On the other hand, this book is not a master piece in my eyes. It's one of those novels that affect you, but not for the way that the Author intended to. I thought that only Liam was very well-written, and that the way that Amy Zhang writes is a lot like poetry, or at least has this melody with it that makes it run fluidly.
I quite liked the fact that the Narrator was her imaginary friend, even though I guessed it pretty much before I reached halfway through the book. It was very different, and I haven't personally seen that in any other novels I've read.
I was also not very impressed by the complete melodramatic tone of the book. Granted, these topics are very serious and something to BE melodramatic about...but I think I've read enough books that have that, 'Oh life is so poetical and hard and being truly sad is the real beautiful pain of life' I'm over it. K? Over it. Life is hard, everyone's life is hard.

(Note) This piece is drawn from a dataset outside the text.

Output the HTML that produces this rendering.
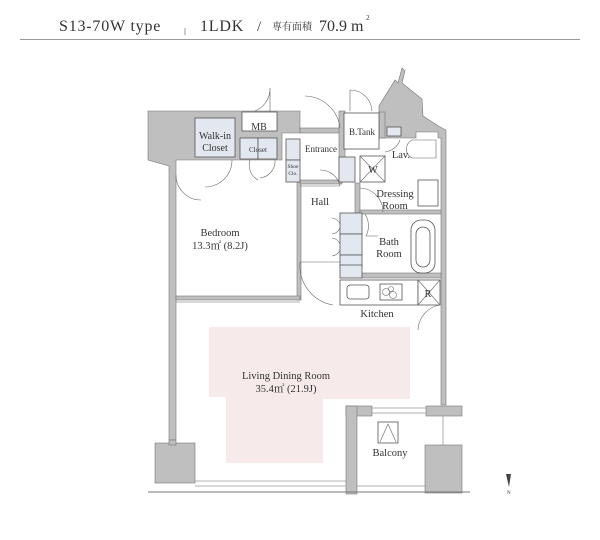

I like the book because I connected to Liz Emerson in her desire to a simple end...but then again, I don't like the book because of the sheer angst.
I just don't know anymore.
This book is bad and good at the same time, and I'm finding it very difficult to review it. While I want to tear out the pages with my bare teeth...I also want to coddle it and stroke it and say, 'My precciiooouuus' to it...
*Sigh* life is hard. If only I had a mercedes..
In conclusion, I'd rate this book an exact 5...because while I don't hate it, I don't love it either. I'm completely neutral to it...
AGGH BOOKS AND MY EMOOOTIONS.
“She wished to be happy, and fell asleep with an entire sky above her.”